**Entries with chart source code:**
^^^^^^^^^^^^^^^^
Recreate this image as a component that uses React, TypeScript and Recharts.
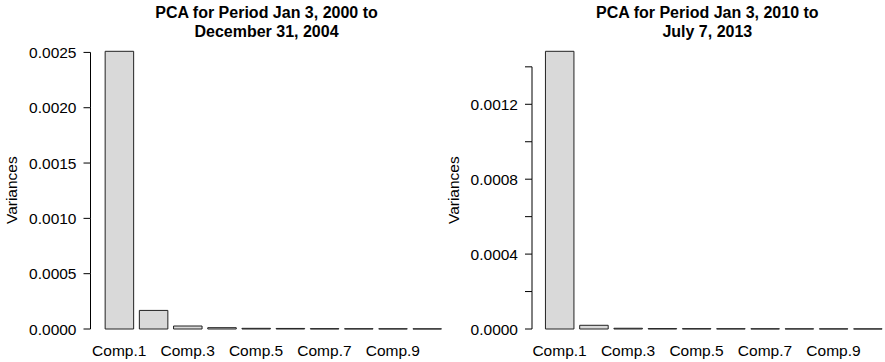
import React from 'react';
import { BarChart, Bar, XAxis, YAxis } from 'recharts';

const components = ['Comp.1', 'Comp.2', 'Comp.3', 'Comp.4', 'Comp.5', 'Comp.6', 'Comp.7', 'Comp.8', 'Comp.9', 'Comp.10'];

const variances2000 = [0.00251, 0.000168, 0.000027, 0.000012, 0.000006, 0.000005, 0.000003, 0.0000025, 0.000002, 0.0000015];
const variances2010 = [0.001483, 0.0000198, 0.000004, 0.0000022, 0.0000018, 0.0000015, 0.0000012, 0.000001, 0.0000008, 0.0000006];

const ticks2000 = [0, 0.0005, 0.001, 0.0015, 0.002, 0.0025];
const labels2000 = [0, 0.0005, 0.001, 0.0015, 0.002, 0.0025];
const ticks2010 = [0, 0.0002, 0.0004, 0.0006, 0.0008, 0.001, 0.0012, 0.0014];
const labels2010 = [0, 0.0004, 0.0008, 0.0012];

const title2000 = ['PCA for Period Jan 3, 2000 to', 'December 31, 2004'];
const title2010 = ['PCA for Period Jan 3, 2010 to', 'July 7, 2013'];

const FONT = '"Liberation Sans", Arial, Helvetica, sans-serif';
const TICK_SIZE = 7;
const TICK_MARGIN = 7;
const FS = 15.5;

const data2000 = components.map((name, i) => ({ name, v: variances2000[i] }));
const data2010 = components.map((name, i) => ({ name, v: variances2010[i] }));

function makeYTick(labeled: number[]) {
  let prevY: number | null = null;
  return (props: any) => {
    const { x, y, payload, index } = props;
    if (index === 0) prevY = null;
    const ax = x + TICK_SIZE + TICK_MARGIN;
    const seg =
      prevY !== null ? <line x1={ax} x2={ax} y1={prevY} y2={y} stroke="#000" strokeWidth={1} /> : null;
    prevY = y;
    const show = labeled.some((l) => Math.abs(l - payload.value) < 1e-12);
    return (
      <g>
        {seg}
        {show ? (
          <text x={x} y={y} dy="0.355em" textAnchor="end" fill="#000" fontSize={FS} fontFamily={FONT}>
            {payload.value.toFixed(4)}
          </text>
        ) : null}
      </g>
    );
  };
}

const yLabel = (props: any) => {
  const vb = props.viewBox;
  const cx = vb.x + 17;
  const cy = vb.y + vb.height / 2;
  return (
    <text
      x={cx}
      y={cy}
      transform={`rotate(-90 ${cx} ${cy})`}
      textAnchor="middle"
      fill="#000"
      fontSize={FS}
      fontFamily={FONT}
    >
      Variances
    </text>
  );
};

function Title({ lines, center }: { lines: string[]; center: number }) {
  return (
    <div
      style={{
        position: 'absolute',
        left: center - 200,
        top: 2.5,
        width: 400,
        textAlign: 'center',
        fontFamily: FONT,
        fontWeight: 'bold',
        fontSize: 16,
        lineHeight: '19px',
        color: '#000',
      }}
    >
      {lines.map((l) => (
        <div key={l}>{l}</div>
      ))}
    </div>
  );
}

function Panel(props: {
  data: { name: string; v: number }[];
  left: number;
  width: number;
  axisWidth: number;
  padLeft: number;
  marginRight: number;
  domainMax: number;
  ticks: number[];
  labeled: number[];
}) {
  const tick = makeYTick(props.labeled);
  return (
    <div style={{ position: 'absolute', left: props.left, top: 0 }}>
      <BarChart
        width={props.width}
        height={362}
        data={props.data}
        margin={{ top: 51.3, right: props.marginRight, bottom: 0, left: 0 }}
      >
        <XAxis
          dataKey="name"
          height={33}
          padding={{ left: props.padLeft, right: 0 }}
          axisLine={false}
          tickLine={false}
          tickSize={8}
          tickMargin={8}
          interval={1}
          tick={{ fill: '#000', fontSize: FS, fontFamily: FONT }}
        />
        <YAxis
          width={props.axisWidth}
          domain={[0, props.domainMax]}
          ticks={props.ticks}
          interval={0}
          axisLine={false}
          tickLine={{ stroke: '#000', strokeWidth: 1 }}
          tickSize={TICK_SIZE}
          tickMargin={TICK_MARGIN}
          tick={tick}
          label={{ content: yLabel }}
        />
        <Bar dataKey="v" fill="#D9D9D9" stroke="#222" strokeWidth={1} barSize={28.5} isAnimationActive={false} />
      </BarChart>
    </div>
  );
}

export default function App() {
  return (
    <div style={{ position: 'absolute', left: 0, top: 0, width: 885, height: 362, background: '#fff', overflow: 'hidden' }}>
      <Panel
        data={data2000}
        left={0}
        width={446}
        axisWidth={90.5}
        padLeft={11.65}
        marginRight={1.85}
        domainMax={0.00251}
        ticks={ticks2000}
        labeled={labels2000}
      />
      <Panel
        data={data2010}
        left={442}
        width={443}
        axisWidth={90}
        padLeft={10.45}
        marginRight={0.15}
        domainMax={0.001483}
        ticks={ticks2010}
        labeled={labels2010}
      />
      <Title lines={title2000} center={266.5} />
      <Title lines={title2010} center={707.3} />
    </div>
  );
}
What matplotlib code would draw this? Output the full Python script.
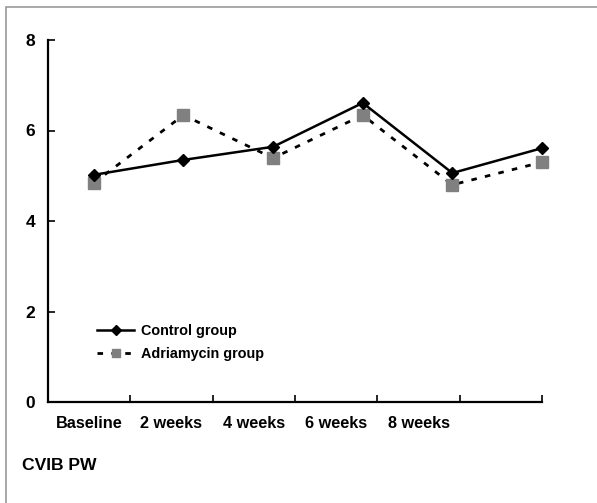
import matplotlib
matplotlib.use('Agg')
import matplotlib.pyplot as plt
import numpy as np

# values
timepoints = ['Baseline', '2 weeks', '4 weeks', '6 weeks', '8 weeks', '']
control = [5.02, 5.35, 5.64, 6.61, 5.06, 5.61]
adriamycin = [4.84, 6.34, 5.39, 6.34, 4.80, 5.30]
y_ticks = [0, 2, 4, 6, 8]

plt.rcParams['font.family'] = ['Liberation Sans', 'DejaVu Sans']
plt.rcParams['font.weight'] = 'bold'

fig = plt.figure(figsize=(5.97, 5.03), dpi=100)
ax = fig.add_axes([48 / 597, 101 / 503, 494 / 597, 362 / 503])

# light grey frame around the panel
fig.patches.append(plt.Rectangle((6 / 597, -0.1), 2, (496 / 503) + 0.1,
                                 transform=fig.transFigure, fill=False,
                                 edgecolor='#999999', linewidth=1.2))

x = np.arange(len(control))
ax.plot(x, control, color='black', linewidth=1.8, marker='D',
        markersize=6.5, markerfacecolor='black', markeredgecolor='black',
        label='Control group', zorder=3, clip_on=False)
ax.plot(x, adriamycin, color='black', linewidth=2.0, dashes=(2, 3),
        marker='s', markersize=8, markerfacecolor='#808080',
        markeredgecolor='#808080', label='Adriamycin group', zorder=2,
        clip_on=False)

# category boundaries do not line up with the points (as in the original)
left = -46 / 90
edges = np.linspace(left, 5, 7)
ax.set_xlim(left, 5)
ax.set_ylim(0, 8)
ax.set_xticks(edges)
ax.set_xticklabels([])
ax.set_xticks((edges[:-1] + edges[1:]) / 2, minor=True)
ax.set_xticklabels(timepoints, minor=True, fontsize=11.7, fontweight='bold')
ax.tick_params(axis='x', which='major', direction='in', length=5,
               width=1.2)
ax.tick_params(axis='x', which='minor', length=0, pad=10)
ax.set_yticks(y_ticks)
ax.set_yticklabels([str(v) for v in y_ticks], fontsize=12.5,
                   fontweight='bold')
ax.tick_params(axis='y', direction='in', length=5, width=1.2, pad=9)

for side in ['top', 'right']:
    ax.spines[side].set_visible(False)
for side in ['left', 'bottom']:
    ax.spines[side].set_linewidth(1.6)

leg = ax.legend(loc='upper left', bbox_to_anchor=(0.087, 0.232),
                frameon=False, fontsize=10.4, handlelength=2.6,
                handletextpad=0.45, labelspacing=0.65, borderaxespad=0,
                markerscale=0.8)

fig.text(22 / 597, 1 - 465 / 503, 'CVIB PW', fontsize=12.6,
         fontweight='bold', va='center', ha='left')

fig.savefig('out.png', dpi=100)
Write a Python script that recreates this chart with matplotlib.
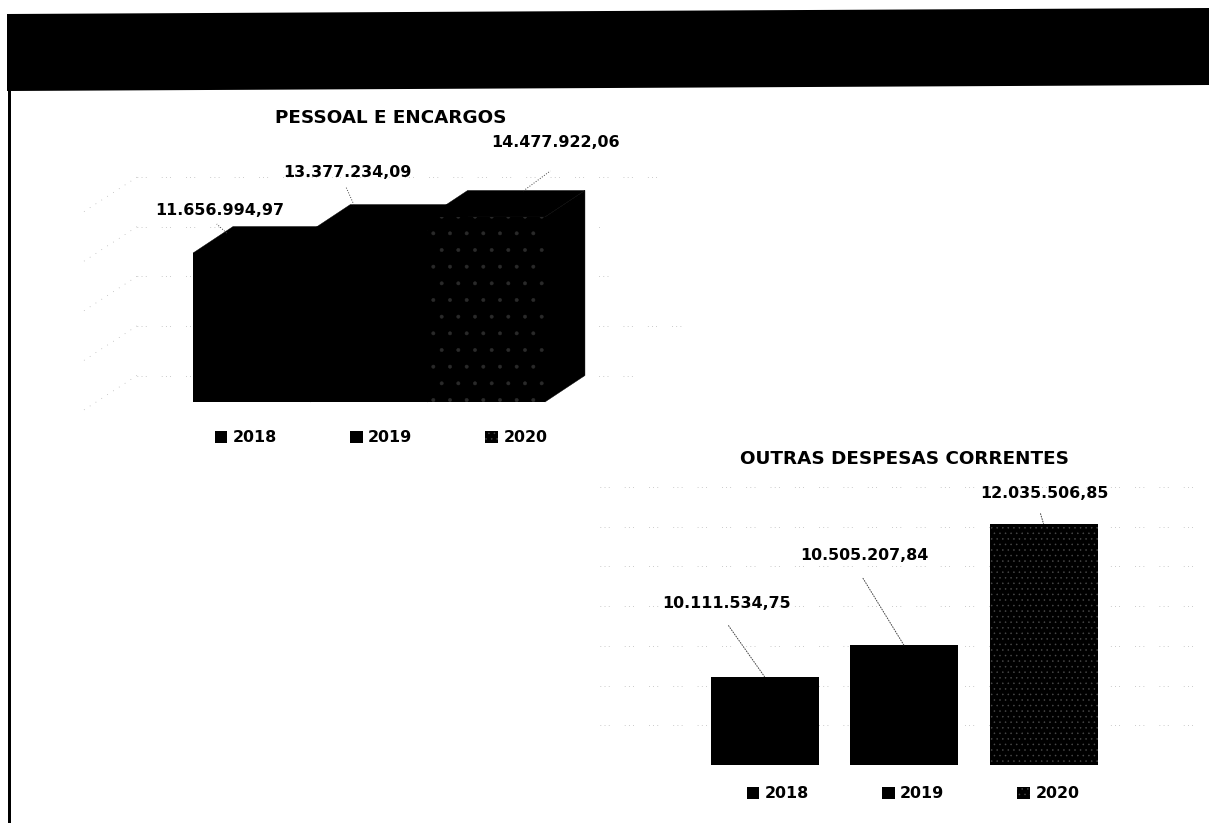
import matplotlib
matplotlib.use("Agg")
import matplotlib.pyplot as plt
from matplotlib.patches import Patch, Polygon

W, H = 1209, 823

years = ["2018", "2019", "2020"]
pessoal = [11656994.97, 13377234.09, 14477922.06]
outras = [10111534.75, 10505207.84, 12035506.85]
pessoal_labels = ["11.656.994,97", "13.377.234,09", "14.477.922,06"]
outras_labels = ["10.111.534,75", "10.505.207,84", "12.035.506,85"]
pessoal_grid = [0, 4e6, 8e6, 12e6, 16e6]
outras_grid = [9e6, 9.5e6, 10e6, 10.5e6, 11e6, 11.5e6, 12e6, 12.5e6]

plt.rcParams["font.family"] = ["DejaVu Sans"]
plt.rcParams["hatch.linewidth"] = 0.35

FILL = "#000000"
SPECK = "#4a4a4a"
GRID = "#9a9a9a"
SPARSE = (0, (1, 5, 1, 5, 1, 22))


def add_axes_px(fig, left, top, right, bottom):
    return fig.add_axes([left / W, 1 - bottom / H, (right - left) / W, (bottom - top) / H])


def value_label(ax, x, y, text, offset):
    ax.annotate(text, xy=(x, y), xytext=offset, textcoords="offset pixels", ha="center", va="center",
                fontsize=11.4, fontweight="bold", color="black", annotation_clip=False)


def year_legend(fig, cx, cy):
    handles = [Patch(facecolor=FILL), Patch(facecolor=FILL),
               Patch(facecolor=FILL, edgecolor=SPECK, hatch="...", lw=0)]
    fig.legend(handles, years, ncol=3, loc="center", bbox_to_anchor=(cx / W, 1 - cy / H),
               frameon=False, handlelength=0.8, handleheight=0.8, handletextpad=0.35,
               columnspacing=4.6, prop=dict(size=11.4, weight="bold"))


fig = plt.figure(figsize=(W / 100, H / 100), dpi=100, facecolor="white")

# header band and left rule, slightly skewed like the scanned page
page = fig.add_axes([0, 0, 1, 1])
page.set_xlim(0, W)
page.set_ylim(H, 0)
page.axis("off")
page.add_patch(Polygon([(7, 14), (W, 8), (W, 85), (7, 91)], facecolor="black", edgecolor="none"))
page.add_patch(Polygon([(8, 91), (11, 91), (11, H), (8, H)], facecolor="black", edgecolor="none"))

# PESSOAL E ENCARGOS: contiguous 3D columns, built from polygons
spacing = 117.3
px_per_value = 12.78 / 1e6
x0 = 251.7
y0 = 402
left_px, right_px, top_px, bottom_px = 75, 695, 160, 445
ax1 = add_axes_px(fig, left_px, top_px, right_px, bottom_px)
ax1.set_xlim((left_px - x0) / spacing, (right_px - x0) / spacing)
ax1.set_ylim((y0 - bottom_px) / px_per_value, (y0 - top_px) / px_per_value)
ax1.axis("off")

depth_x = 40 / spacing
depth_y = 26.5 / px_per_value
back_scale = 0.97
wall_left = (137 - x0) / spacing
wall_right = [(640 - x0) / spacing, (690 - x0) / spacing, (620 - x0) / spacing,
              (600 - x0) / spacing, (670 - x0) / spacing]
side_x = 57 / spacing
side_y = 37 / px_per_value

# back wall and left wall gridlines
for g, end in zip(pessoal_grid, wall_right):
    gy = g * back_scale + depth_y
    ax1.plot([wall_left, end], [gy, gy], color=GRID, lw=0.5, ls=SPARSE, zorder=1)
    ax1.plot([wall_left, wall_left - side_x], [gy, gy - side_y], color=GRID, lw=0.5,
             ls=(0, (1, 9)), zorder=1)

for i, v in enumerate(pessoal):
    lft, rgt = i - 0.5, i + 0.5
    ax1.add_patch(Polygon([(lft, v), (rgt, v), (rgt + depth_x, v + depth_y), (lft + depth_x, v + depth_y)],
                          facecolor=FILL, edgecolor=FILL, lw=0.3, zorder=2 + i))
    ax1.add_patch(Polygon([(rgt, 0), (rgt + depth_x, depth_y), (rgt + depth_x, v + depth_y), (rgt, v)],
                          facecolor=FILL, edgecolor=FILL, lw=0.3, zorder=2 + i))
bars1 = ax1.bar(range(3), pessoal, width=1.0, color=FILL, zorder=6)
bars1[2].set(hatch=".", edgecolor="#2a2a2a", lw=0)

leaders1 = [((-25, 20), (-35, 29)), ((-15, 26), (-23, 44)), ((37, 26), (64, 46))]
offsets1 = [(-32, 43), (-22, 59), (69, 74)]
for i, v in enumerate(pessoal):
    start, end = leaders1[i]
    ax1.plot([i + start[0] / spacing, i + end[0] / spacing],
             [v + start[1] / px_per_value, v + end[1] / px_per_value],
             color="#444444", lw=0.7, ls=":", zorder=7, clip_on=False)
    value_label(ax1, i, v, pessoal_labels[i], offsets1[i])

fig.text(391 / W, 1 - 118 / H, "PESSOAL E ENCARGOS", ha="center", va="center", fontsize=13.2, fontweight="bold")
year_legend(fig, 381, 438)

# OUTRAS DESPESAS CORRENTES: flat columns on a truncated axis
spacing2 = 139.5
scale2 = 79.5 / 1e6
x02 = 764.5
y02 = 765
left2, right2 = 600, 1205
ax2 = add_axes_px(fig, left2, y02 - (12.5e6 - 9e6) * scale2, right2, y02)
ax2.set_xlim((left2 - x02) / spacing2, (right2 - x02) / spacing2)
ax2.set_ylim(9e6, 12.5e6)
for side in ax2.spines.values():
    side.set_visible(False)
ax2.set_xticks([])
ax2.set_yticks(outras_grid)
ax2.tick_params(left=False, labelleft=False)
ax2.grid(axis="y", color=GRID, lw=0.5, ls=SPARSE)
ax2.set_axisbelow(True)
bars2 = ax2.bar(range(3), outras, width=108 / spacing2, color=FILL)
bars2[2].set(hatch="...", edgecolor=SPECK, lw=0)

leaders2 = [(-36, 51), (-41, 67), (-3, 10)]
offsets2 = [(-38, 73), (-40, 90), (1, 30)]
for i, v in enumerate(outras):
    ax2.annotate("", xy=(i, v), xytext=leaders2[i], textcoords="offset pixels",
                 arrowprops=dict(arrowstyle="-", lw=0.7, ls=":", color="#444444", shrinkA=0, shrinkB=0),
                 annotation_clip=False)
    value_label(ax2, i, v, outras_labels[i], offsets2[i])

fig.text(905 / W, 1 - 459 / H, "OUTRAS DESPESAS CORRENTES", ha="center", va="center", fontsize=13.2, fontweight="bold")
year_legend(fig, 913, 794)

fig.savefig("out.png", dpi=100)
^^^^^^^^^^^^^^^^
**Given exercise:**
Every line from the one containing "Write a Python" through the one containing "return fig.add_axes([left /" should be quoted exactly, and no other lines; keep pictures out of the copy.

**Final result:**
Write a Python script that recreates this chart with matplotlib.
import matplotlib
matplotlib.use("Agg")
import matplotlib.pyplot as plt
from matplotlib.patches import Patch, Polygon

W, H = 1209, 823

years = ["2018", "2019", "2020"]
pessoal = [11656994.97, 13377234.09, 14477922.06]
outras = [10111534.75, 10505207.84, 12035506.85]
pessoal_labels = ["11.656.994,97", "13.377.234,09", "14.477.922,06"]
outras_labels = ["10.111.534,75", "10.505.207,84", "12.035.506,85"]
pessoal_grid = [0, 4e6, 8e6, 12e6, 16e6]
outras_grid = [9e6, 9.5e6, 10e6, 10.5e6, 11e6, 11.5e6, 12e6, 12.5e6]

plt.rcParams["font.family"] = ["DejaVu Sans"]
plt.rcParams["hatch.linewidth"] = 0.35

FILL = "#000000"
SPECK = "#4a4a4a"
GRID = "#9a9a9a"
SPARSE = (0, (1, 5, 1, 5, 1, 22))


def add_axes_px(fig, left, top, right, bottom):
    return fig.add_axes([left / W, 1 - bottom / H, (right - left) / W, (bottom - top) / H])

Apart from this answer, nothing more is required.